Aus der Rubrik “Mietenpolitik”:

DER TAGESSPIEGEL am 07.01.2020: Streit über Berliner Wohnungspolitik – Kommt der Mietendeckel, geht der Mietspiegel

Wird der Mietendeckel vom Verfassungsgericht gekippt, könnte ein „Vakuum auf dem Berliner Wohnungsmarkt“ entstehen, warnt die FDP. Lompscher reagiert gelassen.

Wer schreibt den Mietspiegel fort, wenn das vom Senat beschlossene Mietendeckel-Gesetz zur Mietenbegrenzung im Wohnungswesen in Berlin einer verfassungsrechtlichen Überprüfung nicht standhält? Niemand. Die Arbeitsgruppe Mietspiegel ruht.

Die Vorbereitung eines Berliner Mietspiegels 2021 sei aufgrund des gewollten Erlasses des Mietendeckel-Gesetzes sowie „auch unter haushaltsrechtlichen Aspekten nicht möglich“, erklärte Stadtentwicklungssenatorin Katrin Lompscher (Linke) nun in einem Schreiben an die FDP-Fraktion im Abgeordnetenhaus, das dem Tagesspiegel exklusiv vorliegt. Lompscher bekräftigte, sie gehe davon aus, dass das neue Gesetz „in den zu erwartenden rechtlichen Auseinandersetzungen von den Verfassungsgerichten bestätigt wird“.

Mietspiegel wird erstmal nicht fortgeschrieben

Anfang Dezember 2019 hatte die FDP-Fraktion die zuständige Senatsverwaltung für Stadtentwicklung und Wohnen dazu aufgefordert, die Arbeit der Arbeitsgruppe Mietspiegel wieder aufzunehmen, um eine Fortschreibung des Mietspiegels für 2021 gewährleisten zu können – trotz Erlass des neuen Mietengesetzes.

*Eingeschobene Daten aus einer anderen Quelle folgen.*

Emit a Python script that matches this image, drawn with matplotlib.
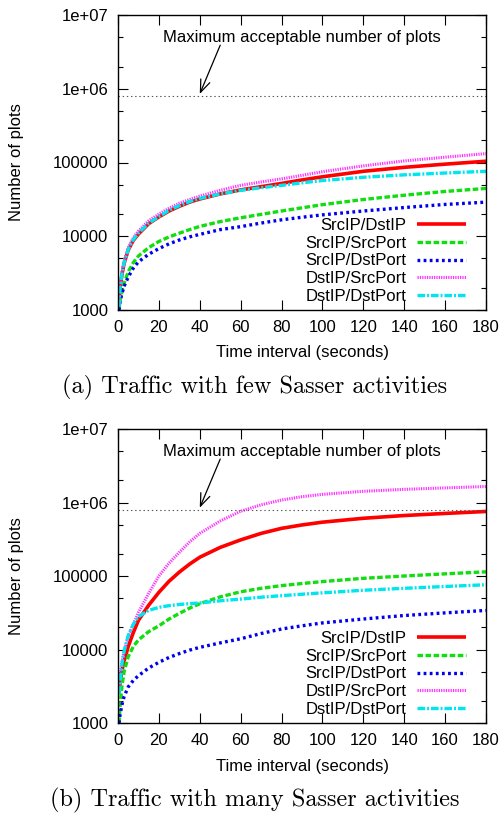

Allerdings ist das während der Geltungsdauer des Mietendeckels deshalb rechtlich nicht möglich, weil in einem Mietspiegel Wohnraum nicht berücksichtigt werden darf, bei dem die Miethöhe etwa per Gesetz festgelegt worden ist. „Daher dürfen Mieten nur dann in einen neuen Mietspiegel einbezogen werden, wenn nach Wegfall der Preisbindung durch den Mietendeckel ein neuer Mietvertrag geschlossen wurde oder eine Mietänderung stattgefunden hat“, heißt es aus der Senatsverwaltung.

Der derzeit gültige qualifizierte Mietspiegel wurde im Mai 2019 veröffentlicht. Wird er nun wie geplant nicht fortgeschrieben, wird aus dem qualifizierten nach Ablauf einer Zwei-Jahres-Frist automatisch ein einfacher Mietspiegel.

Auf Anfrage des Tagesspiegels heißt es aus der Senatsverwaltung: Für den Fall, dass ein Verfassungsgericht den Mietendeckel als verfassungswidrig einstufen sollte, werde der aktuelle Mietspiegel über Mai 2021 hinaus weiter von den Gerichten als geeignete Grundlage zum Vergleich der Mieten angesehen.

Dies sei nach bisheriger Rechtsprechung so. Außerdem „könnte nach einem Verfassungsgerichtsurteil ein neuer Mietspiegel erstellt werden“ – allerdings „unter Beachtung der erforderlichen Vorbereitungs-, Erhebungs- und Auswertungszeiten“, wie die Senatsverwaltung selbst einschränkt.

Senat plant eine Datenbank mit Wohnungen

Damit die Mieten nicht in der Zwischenzeit doch nach oben schnellen, plant der Senat die Erstellung eines Wohnkatasters, also einer Datenbank zu Wohnungen, ihren Eigenschaften und Mietpreisen. Grüne-Fraktionschefin Antje Kapek sieht ohne entsprechendes Kataster durchaus ein Risiko für Mieter, sollte der Mietendeckel von einem Verfassungsgericht kassiert werden. Für die „thematische Untersuchung“ zum Wohnkataster wurden im Doppelhaushalt 2020/2021 jeweils 100.000 Euro eingestellt.

Der Senat muss erst herausfinden, wie die Wohndatenbank ausgestaltet sein muss, damit sie später für einen Vergleich der Mieten herangezogen werden kann. Selbst wenn der Mietendeckel nach Ansicht der Gericht nicht verfassungswidrig sein sollte, läuft dieser planmäßig nach fünf Jahren aus. „Es braucht eine sichere Planung für das Wohnungskataster, dann muss ich mir keine Sorgen um einen Mietspiegel machen“, sagte Kapek. Die Grünen würden dafür Druck machen, kündigte sie an.